Возвращаясь к первоначальной теме - это все вещи такого рода, которые могут случиться в фильме; но все эти книги, которые написаны о значении наших песен, как «Revolution in the Head», например, - я ведь прочитал ее из-за всего этого. Это разновидность туалетного чтива, хорошая такая книга, чтобы в нее окунуться. И вот я полистал ее, и встретил там следующее: «Маккартни написал это в ответ на едкую ленноновскую такую-то вещь», тут я возмутился: «Да это же не так!». Но ведь это войдет в историю. Эта книга уже известна как авторитетный труд, и мне остается только согласиться: ну хорошо, хорошо, окей. Но ведь это факт из моей жизни. Такие факты тиражируются и становятся своего рода частью музыкальной истории Beatles.
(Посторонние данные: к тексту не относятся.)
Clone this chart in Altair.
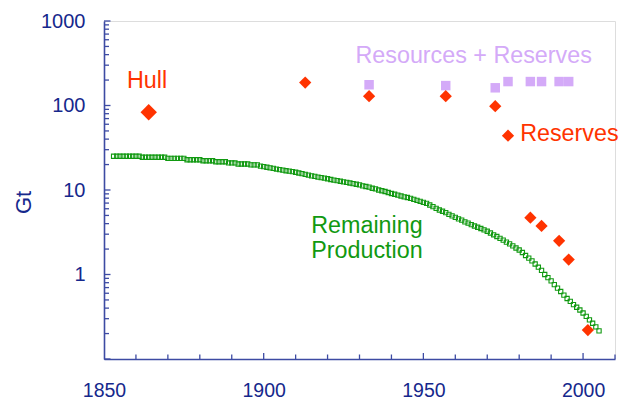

Их уже миллионы, и я-то уж точно знаю, что многие из них являются неправдой.
Я представляю, как вас это должно разочаровывать.
Ну, когда-то разочаровывало. Я преодолел это. Все окей. «Early Days» дает об этом поверхностное представление, но главное в ней то, что это песня о воспоминаниях. Это я, вспоминающий, как мы шли вниз по улице, одетые в черное, с гитарами за спиной. Я могу точно назвать эту улицу. Это было место, называемое Менлав-авеню. (Пауза) Кто-то сразу же увидит в этом нечто значительное: Пол и Джон на Менлав-авеню... Ну, давайте. Это то, что всегда бывает с Beatles. Все связанное с ними имеет грeбанное значение, знаешь? Что на самом деле в порядке вещей - но когда ты был частью той реальности, оно таким не казалось. Это было больше похоже на нормальную жизнь.